RBI
MONETARY POLICY: NEITHER SHAKEN NOR STIRRED
Mr Mark Carney, Governor, Bank Of England would
definitely be envious of our RBI Chief. With slowest growth among G7 members, looming
brexit divorce and 3% inflation, Bank Of England is in a delirious position. As
a result, rates were raised 0.25 basis points by Bank Of England in its recent monetary
policy. It’s former spouse, European Central Bank has reduced its monthly purchases
to 30 billion euros and the US FED is expected to raise rates as a goodbye Christmas
gift by Madame Yellen in her last December policy. Global economy is limping
back to growth still backed by stimulus which is being withdrawn leisurely at
the behest of central bank chiefs hoping to bring about some sensibility to the
current volatile political & economic scenario. Indian Central Bank on the other hand is in a relatively
propitious situation with rising GDP & inflation still in control.
REFORM
& RECAP FOR PSU BANKS
It may sound
extremely clichéd, but our monetary policy was on expected lines. Though there were
no surprises with respect to policy rates, PSU banks dived even when everybody
else had their protective gear on. They were definitely not expecting relative grading
of their capitalization woes and hoped equal treatment irrespective of their fiscal
temperament and indolent attitude towards asset quality mess. RBI gave a stern
message underlining performance based recapitalization of PSU banks highlighting
that the consecutive boom & bust syndrome through previous government
bailouts was a thing of the past. This
dose of stick & carrot is definitely required for the Indian PSU Banks largely
responsible for garnering the second highest Non Performing Assets in the world
after Italy.
STATUS QUO MAINTAINED
As our monetary policy was being elucidated by
the Monetary Policy Committee (MPC), the rupee weakened 13 paise, stock markets dived
200 points and the bonds gave a measured reaction treating it as a non event. Repo
rate at 6%, Reverse Repo rate at 5.75%, Marginal Standing Facility and Bank
Rate at 6.25% with a neutral stance was decided by the MPC in the ratio of 5:1.

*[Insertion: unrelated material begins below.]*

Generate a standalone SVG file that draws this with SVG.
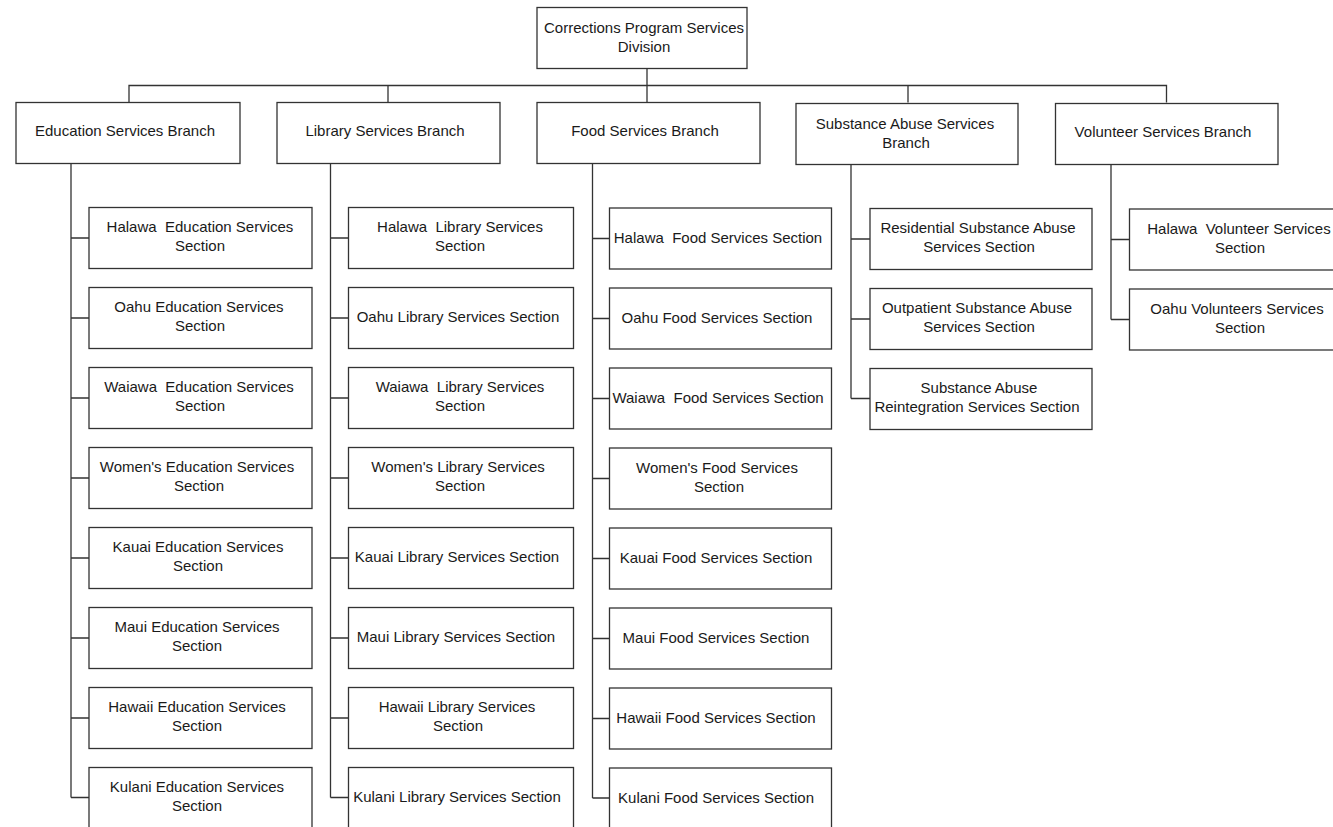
<svg xmlns="http://www.w3.org/2000/svg" width="1333" height="827" viewBox="0 0 1333 827">
<style>
.box{fill:#fff;stroke:#333;stroke-width:1.3}
.t{font-family:"Liberation Sans",Arial,sans-serif;font-size:15px;fill:#1a1a1a;text-anchor:middle;white-space:pre}
.c{fill:none;stroke:#333;stroke-width:1.3}
</style>
<rect width="1333" height="827" fill="#fff"/>
<g id="connectors" class="c">
<path d="M647 68.5V102.5M129 102.5V85.5H1166.5V102.5M388 85.5V102.5M908 85.5V102.5"/>
<path d="M71 163.5V797.5M71 238H89M71 318H89M71 398H89M71 478H89M71 558H89M71 638H89M71 718H89M71 797.5H89"/>
<path d="M330.5 163.5V797.5M330.5 238H348.5M330.5 318H348.5M330.5 398H348.5M330.5 478H348.5M330.5 558H348.5M330.5 638H348.5M330.5 718H348.5M330.5 797.5H348.5"/>
<path d="M592.5 163.5V798M592.5 238.5H609.5M592.5 318.5H609.5M592.5 398.5H609.5M592.5 478.5H609.5M592.5 558.5H609.5M592.5 638.5H609.5M592.5 718.5H609.5M592.5 798H609.5"/>
<path d="M851 164.5V398.5M851 239H870M851 319H870M851 398.5H870"/>
<path d="M1111 164.5V319.5M1111 239.5H1129.5M1111 319.5H1129.5"/>
</g>
<g id="n-division"><rect class="box" x="537" y="7.5" width="210" height="61"/><text class="t" x="644" y="32.5">Corrections Program Services</text><text class="t" x="644" y="51.5">Division</text></g>
<g id="n-edu"><rect class="box" x="16" y="102.5" width="224" height="61"/><text class="t" x="125" y="136">Education Services Branch</text></g>
<g id="n-lib"><rect class="box" x="277" y="102.5" width="223" height="61"/><text class="t" x="385" y="136">Library Services Branch</text></g>
<g id="n-food"><rect class="box" x="537" y="102.5" width="223" height="61"/><text class="t" x="645" y="136">Food Services Branch</text></g>
<g id="n-sub"><rect class="box" x="796" y="103.5" width="222" height="61"/><text class="t" x="905" y="128.5">Substance Abuse Services</text><text class="t" x="906" y="147.5">Branch</text></g>
<g id="n-vol"><rect class="box" x="1055.5" y="103.5" width="222.5" height="61"/><text class="t" x="1163" y="137">Volunteer Services Branch</text></g>

<g id="n-edu-halawa"><rect class="box" x="89" y="207.5" width="223" height="61"/><text class="t" x="200" y="232">Halawa  Education Services</text><text class="t" x="200" y="251">Section</text></g>
<g id="n-edu-oahu"><rect class="box" x="89" y="287.5" width="223" height="61"/><text class="t" x="199" y="312">Oahu Education Services</text><text class="t" x="200" y="331">Section</text></g>
<g id="n-edu-waiawa"><rect class="box" x="89" y="367.5" width="223" height="61"/><text class="t" x="199" y="392">Waiawa  Education Services</text><text class="t" x="200" y="411">Section</text></g>
<g id="n-edu-women"><rect class="box" x="89" y="447.5" width="223" height="61"/><text class="t" x="197" y="472">Women's Education Services</text><text class="t" x="199" y="491">Section</text></g>
<g id="n-edu-kauai"><rect class="box" x="89" y="527.5" width="223" height="61"/><text class="t" x="198" y="552">Kauai Education Services</text><text class="t" x="198" y="571">Section</text></g>
<g id="n-edu-maui"><rect class="box" x="89" y="607.5" width="223" height="61"/><text class="t" x="197" y="632">Maui Education Services</text><text class="t" x="197" y="651">Section</text></g>
<g id="n-edu-hawaii"><rect class="box" x="89" y="687.5" width="223" height="61"/><text class="t" x="197" y="712">Hawaii Education Services</text><text class="t" x="197" y="731">Section</text></g>
<g id="n-edu-kulani"><rect class="box" x="89" y="767.5" width="223" height="61"/><text class="t" x="197" y="792">Kulani Education Services</text><text class="t" x="197" y="811">Section</text></g>

<g id="n-lib-halawa"><rect class="box" x="348.5" y="207.5" width="225" height="61"/><text class="t" x="460" y="232">Halawa  Library Services</text><text class="t" x="460" y="251">Section</text></g>
<g id="n-lib-oahu"><rect class="box" x="348.5" y="287.5" width="225" height="61"/><text class="t" x="458" y="322">Oahu Library Services Section</text></g>
<g id="n-lib-waiawa"><rect class="box" x="348.5" y="367.5" width="225" height="61"/><text class="t" x="460" y="392">Waiawa  Library Services</text><text class="t" x="460" y="411">Section</text></g>
<g id="n-lib-women"><rect class="box" x="348.5" y="447.5" width="225" height="61"/><text class="t" x="458" y="472">Women's Library Services</text><text class="t" x="460" y="491">Section</text></g>
<g id="n-lib-kauai"><rect class="box" x="348.5" y="527.5" width="225" height="61"/><text class="t" x="457" y="562">Kauai Library Services Section</text></g>
<g id="n-lib-maui"><rect class="box" x="348.5" y="607.5" width="225" height="61"/><text class="t" x="456" y="642">Maui Library Services Section</text></g>
<g id="n-lib-hawaii"><rect class="box" x="348.5" y="687.5" width="225" height="61"/><text class="t" x="457" y="712">Hawaii Library Services</text><text class="t" x="458" y="731">Section</text></g>
<g id="n-lib-kulani"><rect class="box" x="348.5" y="767.5" width="225" height="61"/><text class="t" x="457" y="802">Kulani Library Services Section</text></g>

<g id="n-food-halawa"><rect class="box" x="609.5" y="208" width="222" height="61"/><text class="t" x="718" y="243">Halawa  Food Services Section</text></g>
<g id="n-food-oahu"><rect class="box" x="609.5" y="288" width="222" height="61"/><text class="t" x="717" y="323">Oahu Food Services Section</text></g>
<g id="n-food-waiawa"><rect class="box" x="609.5" y="368" width="222" height="61"/><text class="t" x="718" y="403">Waiawa  Food Services Section</text></g>
<g id="n-food-women"><rect class="box" x="609.5" y="448" width="222" height="61"/><text class="t" x="717" y="472.5">Women's Food Services</text><text class="t" x="719" y="491.5">Section</text></g>
<g id="n-food-kauai"><rect class="box" x="609.5" y="528" width="222" height="61"/><text class="t" x="716" y="563">Kauai Food Services Section</text></g>
<g id="n-food-maui"><rect class="box" x="609.5" y="608" width="222" height="61"/><text class="t" x="716" y="643">Maui Food Services Section</text></g>
<g id="n-food-hawaii"><rect class="box" x="609.5" y="688" width="222" height="61"/><text class="t" x="716" y="723">Hawaii Food Services Section</text></g>
<g id="n-food-kulani"><rect class="box" x="609.5" y="768" width="222" height="61"/><text class="t" x="716" y="803">Kulani Food Services Section</text></g>

<g id="n-sub-res"><rect class="box" x="870" y="208.5" width="222" height="61"/><text class="t" x="978" y="233">Residential Substance Abuse</text><text class="t" x="979" y="252">Services Section</text></g>
<g id="n-sub-out"><rect class="box" x="870" y="288.5" width="222" height="61"/><text class="t" x="977" y="313">Outpatient Substance Abuse</text><text class="t" x="979" y="332">Services Section</text></g>
<g id="n-sub-reint"><rect class="box" x="870" y="368.5" width="222" height="61"/><text class="t" x="979" y="393">Substance Abuse</text><text class="t" x="977" y="412">Reintegration Services Section</text></g>

<g id="n-vol-halawa"><rect class="box" x="1129.5" y="209" width="222" height="61"/><text class="t" x="1239" y="233.5">Halawa  Volunteer Services</text><text class="t" x="1240" y="252.5">Section</text></g>
<g id="n-vol-oahu"><rect class="box" x="1129.5" y="289" width="222" height="61"/><text class="t" x="1237" y="313.5">Oahu Volunteers Services</text><text class="t" x="1240" y="332.5">Section</text></g>
</svg>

Mr Dholakia was the lone member favoring a rate cut. Though RBI was largely
expected to maintain its status quo with October inflation at 3.58%, GDP growth
at 6.3% and credit growth up 8.6% v/s 7.5% YOY justified the stagnant policy
rates. In addition to that, rising crude prices and fear of fiscal slippages
through state farm loan waivers, rollback of excise duty & VAT of petroleum
products and lesser government revenue due to lower GST rates made it mandatory
for the central bank to remain frugal.
THE
TINKERING
Boosting digitalization, RBI rationalized
Merchant Discount Rates (MDR) on debit cards by categorizing merchants on the
basis of turnover. Overseas branches and subsidiaries of Indian banks are now
allowed by the RBI to refinance External Commercial Borrowings (ECBs) of AAA
rated public sector and private sector companies reducing their borrowing costs
and enhancing overseas credit market. Lastly, the Bank acknowledged government
effort with respect to improvement in Ease of Doing Business and maintained
growth forecast at 6.7% for 2017-18.
PAUSE
BEFORE STEPPING ON THE GAS
Analysts are expecting the Indian Central Bank
to be on an extended pause the whole of 2018 as it expects inflation to follow an
upward trajectory fuelled by oil prices and probable fiscal slippages. But, what
if the GDP growth is maintained around 6% and inflation shoots up beyond 5% as
expected in December. In such a scenario, a rate hike is not over-ruled and we might
just end up in the elite club of FED & Bank Of England for valid reasons by
February 2018. If that happens India may be in a ‘GOLDILOCKS’ situation with rising
asset prices, lower inflation and rising GDP. Really! Then what about the crude prices which
have risen about 40% this year. Well, they are expected to remain within $62- $65
for 2018 as predicted by some optimistic financial pundits. That suits us fine,
if GDP maintains its upward trajectory in the coming quarters, GOLDILOCKS might
or might not be a certainty, but definitely an envious position to be in.